Backpack-style straps usually help active players who move from parking lot to club to court with both hands free. Single-shoulder carry can work for lighter setups, but once the load gets heavier, comfort drops quickly. If the bag pulls to one side or swings while walking, that is not efficient design.

Weight distribution matters most when your bag includes shoes, water, and multiple rackets. Those are dense items. A bag that organizes them close to the body will feel more stable. One that stacks weight awkwardly will feel bulkier than its actual size.

When players choose the wrong size

The most common mistake is buying for the rare heavy-load day instead of the typical session. That leads to oversized bags with too much empty space. The second mistake is going too small because a sleek silhouette looks better online. Then reality hits after the first week of club play.

Another mistake is ignoring how your gear list will grow. New players often start with one racket and a can of balls. A few months later they add shoes, grips, a towel, extra apparel, and accessories. If you are committed to playing more often, buying slightly ahead of your current setup can be the smarter move.
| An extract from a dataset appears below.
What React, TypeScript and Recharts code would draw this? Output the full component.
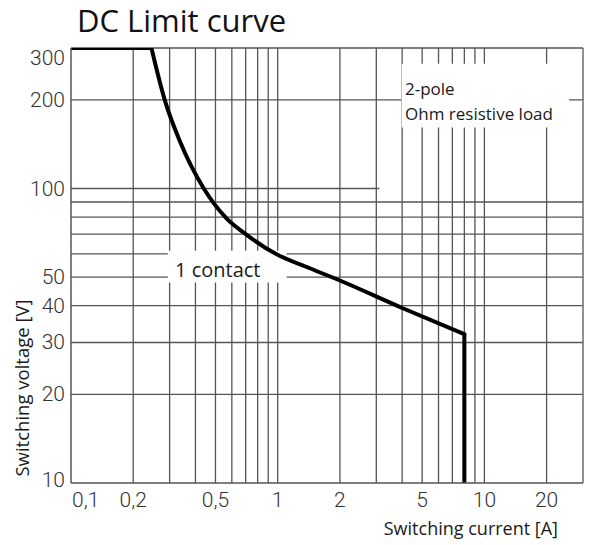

Still, there is a limit. Slightly ahead is smart. Dramatically oversized is wasteful.

A simple way to decide

If your gear fits with no forcing, no overstuffed pockets, and no racket pressure, your size is working. If you have to choose between packing shoes or a towel, it is too small. If half the bag stays empty every session, it is probably too large.

For most regular players, medium sizing delivers the best balance of storage, protection, and carry comfort. Compact works for lighter routines. Large works for heavier competitive setups. The right answer depends on how seriously you play, how often you travel with gear, and how much structure you want built into your routine.

A well-sized bag does more than carry equipment. It keeps your match-day system tight. That means less time digging, less wear on your gear, and more focus where it belongs - on the court. Choose the size that fits your real game, not the version of it you imagine for one weekend a year.